We changed from a business mentality of "we need to built it right at first" because the source material is expensive and will be expensive to fix (rma) it later, to "we need to build it everything fast", because manpower is expensive, and if anything goes wrong it will be cheap to fix (rma) later.

The same behavior could easy be adapted to software business.
 
rufwoof You still didn't answer. It's not the kind of name that's "Googlable". :)

I'm sure he meant me since I slammed Linux. He had already posted a farewell thread saying FreeBSD wasn't for him and was going back to Debian.

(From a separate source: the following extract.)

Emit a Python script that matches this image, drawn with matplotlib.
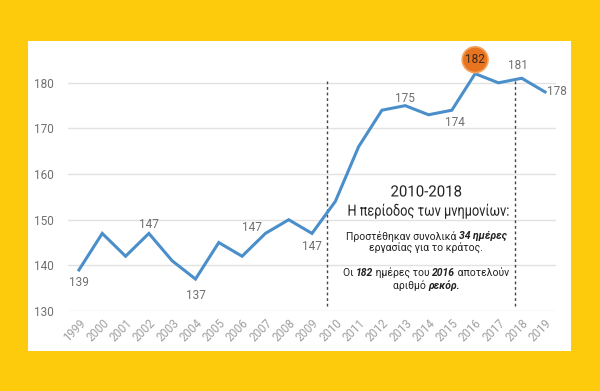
import matplotlib
matplotlib.use("Agg")
import matplotlib.pyplot as plt
from matplotlib.patches import Rectangle, PathPatch
from matplotlib.textpath import TextPath
from matplotlib.font_manager import FontProperties
from matplotlib.transforms import ScaledTranslation, Affine2D

plt.rcParams['font.family'] = ['Roboto', 'DejaVu Sans']

years = list(range(1999, 2020))
days = [139, 147, 142, 147, 141, 137, 145, 142, 147, 150, 147,
        154, 166, 174, 175, 173, 174, 182, 180, 181, 178]

# labelled points: year -> (dx, dy) offset in pixels, horizontal alignment
labels = {1999: (0, -13, 'center'), 2002: (0, 9, 'center'), 2004: (0, -16, 'center'),
          2007: (-13, 6, 'center'), 2009: (0, -13, 'center'), 2013: (0, 7, 'center'),
          2015: (3, -12, 'center'), 2018: (-4, 13, 'center'), 2019: (2, 0, 'left')}
record_year = 2016
period = (2009.65, 2017.7)

YELLOW = '#FDCA0C'
BLUE = '#4A8FC9'
GREY = '#6f6f6f'

fig = plt.figure(figsize=(6, 3.91), dpi=100, facecolor=YELLOW)

# white card behind the chart
fig.add_artist(Rectangle((28 / 600, 1 - 351 / 391), 543 / 600, 310 / 391,
                         transform=fig.transFigure, fc='white', ec='none', zorder=-1))

ax = fig.add_axes([68 / 600, 1 - 311 / 391, 488 / 600, 251 / 391])
ax.set_facecolor('none')
ax.set_xlim(1998.53, 2019.47)
ax.set_ylim(130, 185)
ax.set_yticks([130, 140, 150, 160, 170, 180])
ax.set_xticks(years)
ax.set_xticklabels([str(y) for y in years], rotation=45, ha='right', va='top',
                   rotation_mode='anchor', fontsize=8.3, color='#a0a0a0')
ax.tick_params(axis='y', length=0, pad=10, labelsize=8.5, labelcolor=GREY)
ax.tick_params(axis='x', length=0, pad=4)
ax.grid(axis='y', color='#e2e2e2', lw=1)
for s in ax.spines.values():
    s.set_visible(False)

ax.plot(years, days, color=BLUE, lw=2.2, solid_joinstyle='miter', zorder=3)

for x in period:
    ax.plot([x, x], [131, 180.5], color='#444444', lw=1, dashes=(2, 2), zorder=2)

for y, (dx, dy, ha) in labels.items():
    v = days[years.index(y)]
    ax.annotate(str(v), (y, v), xytext=(dx, dy), textcoords='offset pixels',
                ha=ha, va='center', fontsize=8.5, color=GREY, annotation_clip=False)

rv = days[years.index(record_year)]
ax.annotate(str(rv), (record_year, rv), xytext=(0, 14), textcoords='offset pixels',
            ha='center', va='center', fontsize=8.5, color='#3a2a1a', annotation_clip=False,
            bbox=dict(boxstyle='circle,pad=0.25', fc='#E87420', ec='#F3A35E', lw=1.2), zorder=5)


def condensed_text(x, y, s, size_px, width_px):
    # heading is set in a condensed face: squeeze a Roboto outline to the wanted width
    tp = TextPath((0, 0), s, size=size_px, prop=FontProperties(family='Roboto'))
    bb = tp.get_extents()
    sx = width_px / bb.width
    tr = (Affine2D().translate(-(bb.x0 + bb.x1) / 2, -0.711 * size_px / 2).scale(sx, 1)
          + ScaledTranslation(x, y, ax.transData))
    ax.add_patch(PathPatch(tp, transform=tr, fc='#222222', ec='none', lw=0, zorder=4))


condensed_text(2013.9, 156.3, '2010-2018', 15.5, 70)
condensed_text(2014.0, 152.1, 'Η περίοδος των μνημονίων:', 15.5, 160)

renderer = fig.canvas.get_renderer()


def rich_line(x, y, parts, size=7.5):
    texts = []
    for s, bold in parts:
        t = ax.text(x, y, s, ha='left', va='center', fontsize=size, color='#222222',
                    fontweight='bold' if bold else 'normal',
                    fontstyle='italic' if bold else 'normal')
        texts.append(t)
    widths = [t.get_window_extent(renderer).width for t in texts]
    off = -sum(widths) / 2
    for t, w in zip(texts, widths):
        t.set_transform(ax.transData + ScaledTranslation(off / fig.dpi, 0, fig.dpi_scale_trans))
        off += w


rich_line(2013.9, 146.4, [('Προστέθηκαν συνολικά ', False), ('34 ημέρες', True)])
rich_line(2013.9, 143.8, [('εργασίας για το κράτος.', False)])
rich_line(2013.9, 138.3, [('Οι ', False), ('182', True), (' ημέρες του ', False),
                          ('2016', True), (' αποτελούν', False)])
rich_line(2013.9, 135.5, [('αριθμό ', False), ('ρεκόρ.', True)])

fig.savefig('out.png', dpi=100, facecolor=YELLOW)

Posed with his previous proclamation that UNIX is primarily of interest for nostalgia purposes, prejudice of UNIX Philosophy in preference of the Pottering Principal, perturbed protection of systemD despite the preponderance of evidence and plethora of exploits presented, and as a penchant for an impregnable Operating System isn't paramount on his panel of priorities, perhaps FreeBSD isn't the proper choice for a person in his position, would possibly perceive perdured use of Linux preferable and the Pwnie for that prize more appropriately placed in his possession in perpetuity.
 
@ Trihexagonal :) Indeed I don't so servers, just purely a single user desktop setup, primarily for browsing and spreadsheets/docs. From my perspective Debian provides the entirity ...operating system and all the programs I require/use, from and maintained by a single provider, that collectively all work well with each other. For instance install Openshot and that also requires Blender and Inkscape in order to be fully functional. The FreeBSD combination however don't work together as Openshot is sensitive to Blender versions and FreeBSD contains a mismatch, whilst in Debian ... it all just works as expected. Installing things in FreeBSD I see a number of 'no package maintainer' type information messages, the more that are driven away from FreeBSD the more packages that won't be maintained. Increasingly so if packages otherwise borrowed from the likes of Debian are developed so as to be more aligned to work with (be a integral part of) SysD.

@ OJ ... Dumber out of Dumb and Dumber. The award for poor security amounts to sys admin failure ... i.e. convince a sys admin to install something they shouldn't. Paramount to just a pure dig for the sake of it. Mostly the likes of Debian welcome other choices/variations whereas the other way around is more inclined to hatred and insults.